Figure 11 shows the far-field and near-field measurement setups. All the experiments are performed in free space. In the far-field measurement, a dual CP horn with an axial ratio less than 3.5 dB over 6–18 GHz and VSWR ≤ 2.5 is utilized as a receiver. The planar microstrip array is set at different azimuthal planes of ϕ = 72°, 150°, 252°, and 330° in front of the receiver, and both are connected to an AV3672B vector network analyzer to generate and receive signals. In the near-field experiment, a planar spiral antenna is displaced with a distance of 0.25 m from the central axis of the sample, and functions as the receiver and moves automatically in a maximum area of 0.2 m × 0.2 m. The microstrip quad-vortex-beam planar array is first rotated along the z axis by ϕ and then along the y axis by θ to align the central axis of the vortex beam with the receiver.

Figure 12 plots the simulated and measured normalized far-field radiation patterns at 10 GHz, where both results agree well. It can be seen that the LCP beam is excited in directions of ϕ_{(A, L)} = 72°, θ_{(A, L)} = 30°, and ϕ_{(B, L)} = 150°, θ_{(B, L)} = 30°. In contrast, the RCP wave is formed in directions of ϕ_{(B, R)} = 252°, θ_{(B, R)} = 30°, and ϕ_{(A, R)} = 330°, θ_{(A, R)} = 30°. In each beam, there is an intensity null at the corresponding main lobe. The sidelobe levels are observed as −12 dB, −14 dB, −15 dB, and −18 dB for the co-polarization component in an azimuthal angle of ϕ_{(A, L)} = 72°, ϕ_{(B, L)} = 150°, ϕ_{(B, R)} = 252°, and ϕ_{(A, R)} = 330°, respectively.

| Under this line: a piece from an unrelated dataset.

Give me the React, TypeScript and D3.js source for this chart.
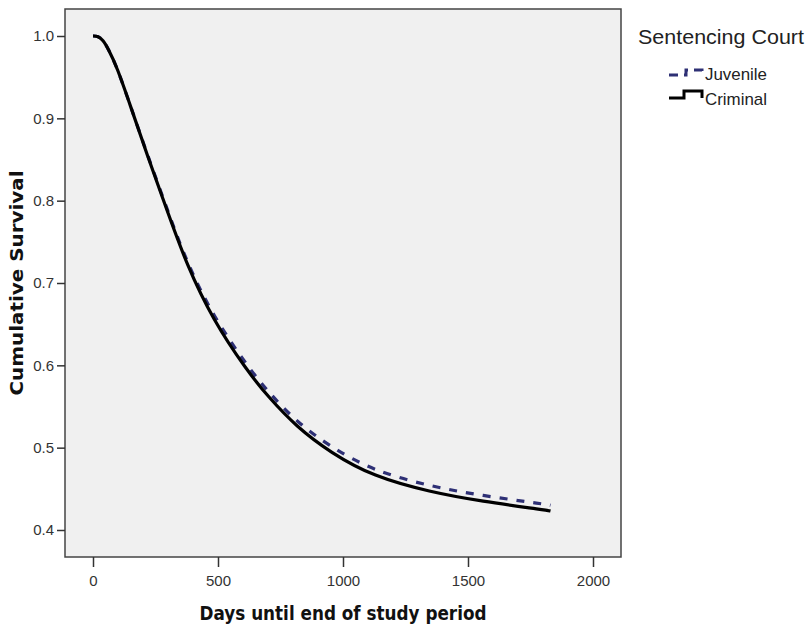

Figure 13 shows the measured near-field magnitude and phase maps at 10 GHz. The intensity null in the center of the beams is evident, which shows the main characteristic of the OAM vortex beam. Moreover, the phase changes counterclockwise from 180° to −180° in Figure 13a,b, which corresponds to the feature of l_{(A, L)} = −1, l_{(B, L)} = −1, while it varies clockwise from 180° to −180° in Figure 13c,d corresponding to l_{(A, R)} = l_{(B, R)} = 1. Moreover, the spatial phase fronts are slightly distorted with an irregular doughnut shape, which is caused by the deflection and the side-lobe interference of other beams. Nevertheless, all the results have verified our proposed method in generating decoupled quad vortex beams with topological charges of l_{(A, L)} = l_{(B, L)} = −1, l_{(A, R)} = l_{(B, R)} = 1.

6. Conclusions

To sum up, we have proposed and demonstrated a strategy in generating quad decoupled vortex beams by using a CP antenna array. The relationship among the OAM modes, rotation angle, and the excitation phase of the array elements is analyzed. For a demonstration, a microstrip antenna array with topological charges of l_{(A, L)} = l_{(B, L)} = −1, l_{(A, R)} = l_{(B, R)} = 1 at 10 GHz is fabricated and measured. All the results agree well and show that the proposed strategy was capable of realizing multi-mode decoupled vortex beams in broadband. The proposed device features compactness, wide bandwidth, and large channel capacity, promising potential engineering applications in radars and point-to-point wireless communications.